For capacity, hydroelectric and geothermal provide relatively consistent baseline power, while solar and wind vary based on weather conditions. Bioenergy capacity depends on sustainable sources of biomass feedstock. Wave and tidal are still emerging industries with relatively low current capacity (Comparison Between Sources of Renewable Energy).
Regarding reliability, geothermal and hydroelectric tend to be the most consistent, while solar and wind depend on adequate sunlight and wind patterns. Bioenergy reliability depends on consistent biomass supply chains. Wave and tidal reliability depends on access to suitable coastal areas or rivers (U.S. Renewable Energy Factsheet).

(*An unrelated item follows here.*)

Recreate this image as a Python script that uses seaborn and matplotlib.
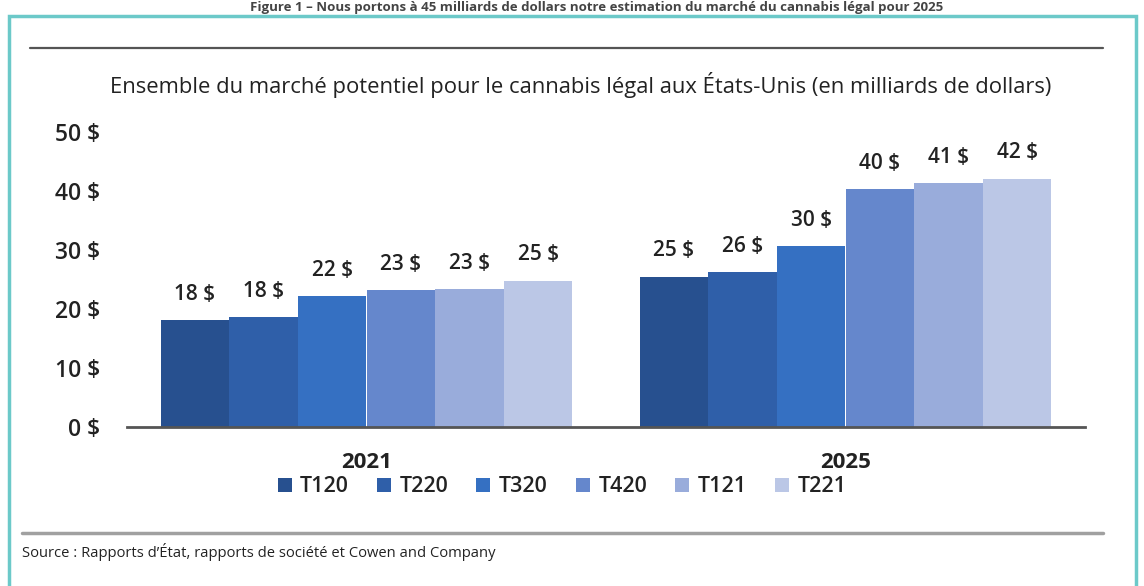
import matplotlib
matplotlib.use("Agg")
import matplotlib.pyplot as plt
from matplotlib.patches import Rectangle
from matplotlib.lines import Line2D
import seaborn as sns
import pandas as pd

years = ["2021", "2025"]
quarters = ["T120", "T220", "T320", "T420", "T121", "T221"]
values_2021 = [18.1, 18.6, 22.2, 23.2, 23.4, 24.8]
values_2025 = [25.5, 26.3, 30.6, 40.3, 41.3, 42.1]
labels_2021 = ["18 $", "18 $", "22 $", "23 $", "23 $", "25 $"]
labels_2025 = ["25 $", "26 $", "30 $", "40 $", "41 $", "42 $"]
yticks = [0, 10, 20, 30, 40, 50]
ytick_labels = ["0 $", "10 $", "20 $", "30 $", "40 $", "50 $"]
colors = ["#27508f", "#2f5fa9", "#3570c2", "#6587cc", "#99acdb", "#bbc7e6"]

title = "Ensemble du marché potentiel pour le cannabis légal aux États-Unis (en milliards de dollars)"
top_caption = "Figure 1 – Nous portons à 45 milliards de dollars notre estimation du marché du cannabis légal pour 2025"
source = "Source : Rapports d’État, rapports de société et Cowen and Company"

rows = []
for y, vals, labs in [(years[0], values_2021, labels_2021), (years[1], values_2025, labels_2025)]:
    for q, v, l in zip(quarters, vals, labs):
        rows.append({"year": y, "quarter": q, "value": v, "label": l})
df = pd.DataFrame(rows)

sns.set_theme(style="white")
plt.rcParams["font.family"] = ["Open Sans", "DejaVu Sans"]
TXT = "#222222"

W, H = 1144, 586
fig = plt.figure(figsize=(W / 100, H / 100), dpi=100)
ax = fig.add_axes([127 / W, 1 - 427 / H, (1085 - 127) / W, (427 - 132) / H])

sns.barplot(data=df, x="year", y="value", hue="quarter", order=years,
            hue_order=quarters, palette=colors, width=0.86, gap=0,
            saturation=1, linewidth=0, ax=ax, legend=True)

ax.set_ylim(0, 50)
ax.set_xlim(-0.5, 1.5)
ax.set_yticks(yticks)
ax.set_yticklabels(ytick_labels, fontsize=16.5, color=TXT, fontweight="semibold")
ax.set_xlabel("")
ax.set_ylabel("")
for s in ["top", "right", "left"]:
    ax.spines[s].set_visible(False)
ax.spines["bottom"].set_color("#555555")
ax.spines["bottom"].set_linewidth(2)
ax.tick_params(axis="y", length=0, pad=19)
ax.tick_params(axis="x", length=0, pad=18)
for t in ax.get_xticklabels():
    t.set_fontsize(16)
    t.set_fontweight("bold")
    t.set_color(TXT)

# value labels
for cont, q in zip(ax.containers, quarters):
    labs = df[df.quarter == q].set_index("year").loc[years, "label"].tolist()
    ax.bar_label(cont, labels=labs, padding=11, fontsize=15, color=TXT,
                 fontweight="semibold")

# legend
handles, lbls = ax.get_legend_handles_labels()
leg = ax.legend(handles, lbls, loc="center", bbox_to_anchor=(562 / W, 1 - 487 / H),
                bbox_transform=fig.transFigure, ncol=6, frameon=False, fontsize=15.5,
                handlelength=0.65, handleheight=0.65, handletextpad=0.4,
                columnspacing=1.3, labelcolor=TXT)
for t in leg.get_texts():
    t.set_fontweight("semibold")

# title and decorations
fig.text(581 / W, 1 - 85 / H, title, ha="center", va="center", fontsize=15.8,
         color=TXT)
fig.text(22 / W, 1 - 552 / H, source, ha="left", va="center", fontsize=10.6,
         color=TXT)
fig.text(597 / W, 1 - 1 / H, top_caption, ha="center", va="top", fontsize=9.5,
         fontweight="bold", color="#444444")

fig.add_artist(Line2D([30 / W, 1103 / W], [1 - 48 / H, 1 - 48 / H],
                      color="#555555", linewidth=1.6, transform=fig.transFigure))
fig.add_artist(Line2D([22 / W, 1103 / W], [1 - 533 / H, 1 - 533 / H],
                      color="#a0a0a0", linewidth=2.5, transform=fig.transFigure))
fig.add_artist(Rectangle((9 / W, -0.1), (1136 - 9) / W, 1 - 16 / H + 0.1,
                         fill=False, edgecolor="#6cc9c9", linewidth=2.5,
                         transform=fig.transFigure))

fig.savefig("out.png", dpi=100, facecolor="white")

Overall, an optimal renewable energy mix combines sources like geothermal, hydroelectric, solar, and wind to balance out costs, capacity factors, and reliability (Sources of Energy: A Comparison). The growth of battery storage can also help address intermittency issues with solar and wind.
Conclusion
In summary, geothermal energy is considered an endless renewable energy source. Geothermal energy comes from the natural heat within the earth, which is a massive amount of thermal energy generated and stored beneath the earth’s surface. This geothermal energy originates from the original formation of the planet, from radioactive decay of minerals, and from volcanic activity. The geothermal energy from the earth’s core is essentially limitless. While geothermal sites can become depleted if the rate of fluid extraction is too high, the earth’s geothermal energy as a whole will persist for billions of years, making it an endless renewable energy source unlike solar, wind, hydroelectric, bioenergy, tidal, or wave energy.